In many respects I’m as likely to be a hater as the next embittered internet user, but I think memoirs are nice. The Liars’ Club, Hons and Rebels, Goodbye to All That–I like me a memoir, you might say. The obvious caveat is if it is crappy. What I found so bewildering about the James Frey controversy was not that he had made things up, but that people had enjoyed his prose enough to feel personally betrayed upon learning of the author’s (rather transparent) perfidy. I would rather read forty-five leaked, unedited Twilights than one authentic, inauthentic Frey.
That said, I’d like to offer up a set of memoirs I feel that only a really first-class hater could malign. They are by Beverly Cleary, one of the architects of post-war American childhood, without whom we would have no Beezus or Ramona or Klickitat Street. In addition to being the hero of children (now grown-ups, although I hope children still read Ramona books), she’s also a fine memoirist. A Girl from Yamhill and My Own Two Feet are my personal cure for winter blues or bad news or just generally feeling sort of droopy and dépaysé.
The first book, A Girl From Yamhill, documents Cleary’s childhood in Depression-era Oregon, from early years in a farm town, to schooldays in Portland, to her departure for junior college in California. In My Own Two Feet, Cleary goes to junior college, goes to Berkeley, falls in love, graduates library school, and starts a career that included a wartime stint in a barracks library. Yamhill is the better of the two, I think, but only by a minute measure. Perhaps it’s the influence of her long experience of writing for children, but there is something very immediate and compelling in the written memories of her own childhood.
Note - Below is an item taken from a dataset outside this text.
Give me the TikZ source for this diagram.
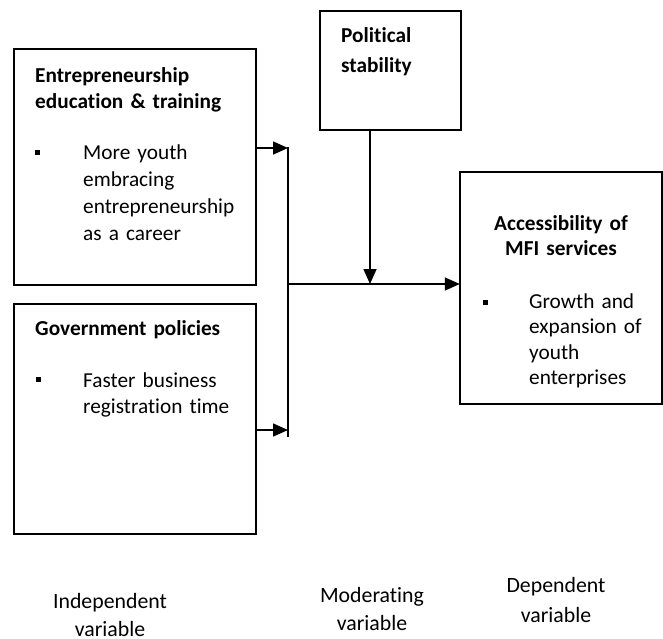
\documentclass[tikz,border=0pt]{standalone}
\usepackage{fontspec}
\setmainfont[Ligatures=NoCommon]{Carlito}
\usetikzlibrary{arrows.meta}
\begin{document}
\begin{tikzpicture}[x=1pt,y=-1pt,
  boxst/.style={draw,line width=1.6pt},
  conn/.style={line width=1.6pt},
  arr/.style={conn,-{Triangle[length=15pt,width=13pt]}},
  txt/.style={inner sep=0pt,anchor=base west,align=left},
  bul/.style={fill=black,inner sep=0pt,minimum size=5pt},
  lab/.style={inner sep=0pt,anchor=base,align=center,text width=160pt}]
\useasboundingbox (0,0) rectangle (663,638);
% boxes
\draw[boxst] (14,49) rectangle (256,285);
\node[inner sep=0pt] (ent) at (135,167) [minimum width=242pt,minimum height=236pt] {};
\draw[boxst] (14,304) rectangle (256,534);
\node[inner sep=0pt] (gov) at (135,419) [minimum width=242pt,minimum height=230pt] {};
\draw[boxst] (320,11) rectangle (461,130);
\node[inner sep=0pt] (pol) at (390.5,70.5) [minimum width=141pt,minimum height=119pt] {};
\draw[boxst] (460,172) rectangle (662,404);
\node[inner sep=0pt] (acc) at (561,288) [minimum width=202pt,minimum height=232pt] {};
% texts
\node[txt,text width=220pt,font=\fontsize{21.3}{26}\selectfont\bfseries] (t1) at (35,82) {Entrepreneurship\\education \& training};
\node[bul] (b1) at (37.5,152) {};
\node[txt,text width=170pt,font=\fontsize{21.3}{27}\selectfont] (t1b) at (83,159) {More youth\\embracing\\entrepreneurship\\as a career};
\node[txt,text width=220pt,font=\fontsize{21.3}{26}\selectfont\bfseries] (t2) at (35,335) {Government policies};
\node[bul] (b2) at (38,379) {};
\node[txt,text width=170pt,font=\fontsize{21.3}{26}\selectfont] (t2b) at (83,387) {Faster business\\registration time};
\node[txt,text width=120pt,font=\fontsize{21.3}{30}\selectfont\bfseries] (t3) at (341,42) {Political\\stability};
\node[inner sep=0pt,anchor=base,align=center,text width=195pt,font=\fontsize{21.3}{25}\selectfont\bfseries] (t4) at (561,230) {Accessibility of\\MFI services};
\node[bul] (b4) at (485,302) {};
\node[txt,text width=130pt,font=\fontsize{21.3}{25.5}\selectfont] (t4b) at (529,308) {Growth and\\expansion of\\youth\\enterprises};
% bottom labels
\node[lab,font=\fontsize{21.8}{28}\selectfont] (l1) at (110,608) {Independent\\variable};
\node[lab,font=\fontsize{21.8}{28}\selectfont] (l2) at (372,602) {Moderating\\variable};
\node[lab,font=\fontsize{21.8}{30}\selectfont] (l3) at (556,592) {Dependent\\variable};
% connectors
\coordinate (vtop) at (288,147);
\coordinate (vbot) at (288,437);
\coordinate (junc) at (288,284);
\coordinate (meet) at (370,284);
\draw[conn] (vtop) -- (vbot);
\draw[arr] (ent.east |- 0,148) -- (vtop |- 0,148);
\draw[arr] (gov.east |- 0,430) -- (vtop |- 0,430);
\draw[arr] (junc) -- (acc.west |- junc);
\draw[arr] (pol.south -| meet) -- (meet);
\end{tikzpicture}
\end{document}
Cleary maintains elegant balance on all fronts–she is warm without being sentimental, honest without being maudlin, probing without being neurotic, frank without being prurient. She writes about moving from small town to big city, the specter of pioneer ancestors, the pathos of only children, restless mothers, crooked teeth, perverted uncles, gloomy boyfriends, and tonsillitis. She writes about discovering the pleasure of reading and of writing. She writes about the uncertain times, her own uncertain future, and the miracle of California and junior college–begun with a solo trip on the Greyound bus, five dollars in her stockings.
It sounds appallingly smarmy, but when I read these books they give me a little national kick. I don’t get misty when I see a bald eagle on a gentleman’s tank top, but I have a soft spot for well-told narratives from across our geographic and cultural landscape. I like to read about the spunky women who went to college and made dresses out of old shirts and dreamed of writing children’s books.
Cleary writes on the familiar beauties of Mount Hood and the unique revelation of California, where avocados are eaten off the tree and Crab Louie abounds. She writes about San Francisco, which might be the most beautiful city in the world. She writes of driving over the Bay Bridge, newly opened to traffic, and of seeing the unfriendly scrub of Siskiyou County for the first time. These are books that make you feel the American West right in your bones.
I first read these when I had mostly outgrown Ramona but yearned for more Beverly Cleary. Maybe it’s because I was a young adult (as in Young Adult Fiction) before the advent of sixth-grade sexting, but I found these books meaningful even seventy years after the girlhood they described. I just read them again, and I’d like to think that they transcend time–that they’re just right for precocious little girls, ornery millenials, the young and old alike.